Richard Nagler, the owner of Adam's Armory, shows his concealed Springfield 1911 Pistol at his gun store in Stevenson Ranch on Thursday, Dec. 7, 2017. Nikolas Samuels/The Signal

A federal appeals court ruling on open-carry gun law in Hawaii has drawn reactions and speculation from local activists regarding the possible ways the ruling could affect Santa Clarita gun owners.

The 9th U.S. Circuit Court of Appeals ruled Tuesday that Hawaiian officials had violated a resident’s Second Amendment rights when he was denied a permit to openly carry a loaded gun in public.

The ruling protects the right to openly carry a gun in public for self-defense, not just keep guns in homes.

California law bans open carry of a gun, and conditionally allows some applicants to concealed carry a gun, with the license issued or denied at the discretion of the county sheriff or police.

Quin Quinteros, an organizer of Santa Clarita Valley Concealed Carry Group, said he agreed with the recent ruling.

“It’s giving back our constitutional rights,” he said. “If we think about owning weapons to protect ourselves against enemies, foreign and domestic, we should be allowed to use them.”

Quinteros said he personally prefers concealed carry of a gun because he “(doesn’t want) to broadcast to the world I’m carrying a weapon.
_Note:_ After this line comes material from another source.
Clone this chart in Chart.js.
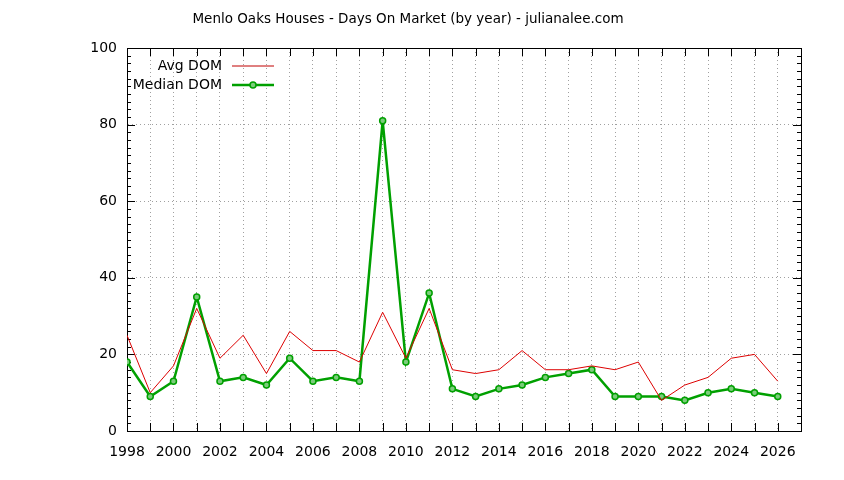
<!DOCTYPE html>
<html>
<head>
<meta charset="utf-8">
<script src="https://cdn.jsdelivr.net/npm/chart.js@4/dist/chart.umd.min.js"></script>
<style>
  html, body { margin: 0; padding: 0; background: #fff; }
  #wrap { width: 844px; height: 480px; }
</style>
</head>
<body>
<div id="wrap"><canvas id="domChart" width="844" height="480"></canvas></div>
<script>
const years = [1998, 1999, 2000, 2001, 2002, 2003, 2004, 2005, 2006, 2007,
               2008, 2009, 2010, 2011, 2012, 2013, 2014, 2015, 2016, 2017,
               2018, 2019, 2020, 2021, 2022, 2023, 2024, 2025, 2026];
const avgDom = [25, 10, 17, 32, 19, 25, 15, 26, 21, 21,
                18, 31, 19, 32, 16, 15, 16, 21, 16, 16,
                17, 16, 18, 8, 12, 14, 19, 20, 13];
const medianDom = [18, 9, 13, 35, 13, 14, 12, 19, 13, 14,
                   13, 81, 18, 36, 11, 9, 11, 12, 14, 15,
                   16, 9, 9, 9, 8, 10, 11, 10, 9];
const seriesNames = ['Avg DOM', 'Median DOM'];
const yLabels = [0, 20, 40, 60, 80, 100];
const xLabels = [1998, 2000, 2002, 2004, 2006, 2008, 2010, 2012,
                 2014, 2016, 2018, 2020, 2022, 2024, 2026];
const titleText = 'Menlo Oaks Houses - Days On Market (by year) - julianalee.com';

const FONT = '"DejaVu Sans", sans-serif';
const RED = '#dd0000';
const GREEN = '#00a000';
const GRID = '#a0a0a0';

// gnuplot-like frame, inward ticks, title and key
const gnuplotBits = {
  id: 'gnuplotBits',
  beforeDatasetsDraw(chart) {
    const { ctx, chartArea: a, scales: { x, y } } = chart;
    ctx.save();
    ctx.strokeStyle = '#000';
    ctx.lineWidth = 1;
    ctx.beginPath();
    for (let v = 1998; v <= 2027; v++) {
      const px = Math.round(x.getPixelForValue(v)) + 0.5;
      ctx.moveTo(px, a.bottom); ctx.lineTo(px, a.bottom - 8);
      ctx.moveTo(px, a.top); ctx.lineTo(px, a.top + 8);
    }
    for (let v = 0; v <= 100; v += 2) {
      const py = Math.round(y.getPixelForValue(v)) + 0.5;
      const len = v % 20 === 0 ? 8 : 4;
      ctx.moveTo(a.left, py); ctx.lineTo(a.left + len, py);
      ctx.moveTo(a.right, py); ctx.lineTo(a.right - len, py);
    }
    ctx.stroke();
    ctx.strokeRect(Math.round(a.left) + 0.5, Math.round(a.top) + 0.5,
                   Math.round(a.right - a.left), Math.round(a.bottom - a.top));
    ctx.restore();
  },
  afterDraw(chart) {
    const { ctx } = chart;
    ctx.save();
    ctx.fillStyle = '#000';
    ctx.font = '13.5px ' + FONT;
    ctx.textAlign = 'center';
    ctx.textBaseline = 'middle';
    ctx.fillText(titleText, 408, 19);

    ctx.font = '14px ' + FONT;
    ctx.textAlign = 'right';
    const rows = [66, 85];
    chart.data.datasets.forEach((ds, i) => {
      const ry = rows[i];
      ctx.fillStyle = '#000';
      ctx.fillText(ds.label, 222, ry);
      ctx.strokeStyle = i === 0 ? '#c00000' : ds.borderColor;
      ctx.lineWidth = ds.borderWidth;
      ctx.beginPath();
      ctx.moveTo(232, ry); ctx.lineTo(274, ry);
      ctx.stroke();
      if (ds.pointRadius > 0) {
        ctx.fillStyle = ds.pointBackgroundColor;
        ctx.strokeStyle = ds.pointBorderColor;
        ctx.lineWidth = ds.pointBorderWidth;
        ctx.beginPath();
        ctx.arc(253, ry, ds.pointRadius, 0, Math.PI * 2);
        ctx.fill();
        ctx.stroke();
      }
    });
    ctx.restore();
  }
};

const ctx = document.getElementById('domChart').getContext('2d');
new Chart(ctx, {
  type: 'line',
  data: {
    datasets: [{
      label: seriesNames[0],
      data: years.map((yr, i) => ({ x: yr, y: avgDom[i] })),
      borderColor: RED,
      borderWidth: 1,
      pointRadius: 0,
      tension: 0
    }, {
      label: seriesNames[1],
      data: years.map((yr, i) => ({ x: yr, y: medianDom[i] })),
      borderColor: GREEN,
      borderWidth: 2.5,
      pointRadius: 3,
      pointBackgroundColor: '#7ccc7c',
      pointBorderColor: GREEN,
      pointBorderWidth: 1.5,
      tension: 0
    }]
  },
  options: {
    responsive: false,
    animation: false,
    layout: { padding: { top: 48, right: 43, left: 0, bottom: 0 } },
    plugins: {
      legend: { display: false },
      title: { display: false },
      tooltip: { enabled: false }
    },
    scales: {
      x: {
        type: 'linear',
        min: 1998,
        max: 2027,
        afterBuildTicks(scale) {
          scale.ticks = years.concat([2027]).map(v => ({ value: v }));
        },
        afterFit(scale) { scale.height = 49; },
        grid: {
          drawTicks: false,
          color: c => (c.tick && c.tick.value > 1998 && c.tick.value < 2027) ? GRID : 'rgba(0,0,0,0)'
        },
        border: { display: true, color: '#000', width: 1, dash: [1, 3] },
        ticks: {
          autoSkip: false,
          maxRotation: 0,
          padding: 13,
          color: '#000',
          font: { family: FONT, size: 14 },
          callback: v => xLabels.includes(v) ? String(v) : ''
        }
      },
      y: {
        min: 0,
        max: 100,
        afterBuildTicks(scale) {
          const t = [];
          for (let v = 0; v <= 100; v += 2) t.push({ value: v });
          scale.ticks = t;
        },
        afterFit(scale) { scale.width = 127; },
        grid: {
          drawTicks: false,
          color: c => (c.tick && c.tick.value % 20 === 0 && c.tick.value > 0 && c.tick.value < 100) ? GRID : 'rgba(0,0,0,0)'
        },
        border: { display: true, color: '#000', width: 1, dash: [1, 3] },
        ticks: {
          autoSkip: false,
          padding: 10,
          color: '#000',
          font: { family: FONT, size: 14 },
          callback: v => yLabels.includes(v) ? String(v) : ''
        }
      }
    }
  },
  plugins: [gnuplotBits]
});
</script>
</body>
</html>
Those who open carry would be more of an open target to someone doing harm.”

However, he does think people should be allowed to open carry if they would like.

In 2016, the 9th Circuit ruled, in the California case Peruta v. County of San Diego, that the Second Amendment does not protect concealed carry permits and denying them to citizens was constitutional.

Rep. Steve Knight, R-Palmdale, agreed with this week’s decision.

“The Second Amendment exists to guarantee the right of individuals to protect themselves,” he said.

Katie Hill, the Democratic challenger for Knight’s seat in the November election, said the decision ran counter to previous rulings of the 9th Circuit, which upheld local jurisdictions’ ability to regulate the public carrying of weapons.

“I stand with law enforcement on this, and more guns on the streets means cops are less safe,” she said. “With any kind of situation concerning the ability to carry a weapon in public, there should be the most rigorous background checks and training requirements that are dictated and overseen by local law enforcement.”

Logan Smith, a candidate for Santa Clarita City Council, said the courts had the authority to decide what they believed was constitutional.

“In the context of Santa Clarita, we have a lot of firearm owners here, law-abiding firearm owners,” he said. “The Second Amendment guarantees their rights. If we’re talking about gun violence in Santa Clarita, I’d like to focus on steps we can take to address suicide and school safety, like expanding the school resource officer program.”

Quinteros said the new ruling’s impacts here remain to be seen.

“We definitely think depending on how you look at it, either we are way ahead of everybody on gun laws or we are too strict,” Quinteros said.

“If you think we should limit our (gun) magazine count, then we’re ahead,” he said. “But if you think we should be allowed to bear arms, our laws are too strict.”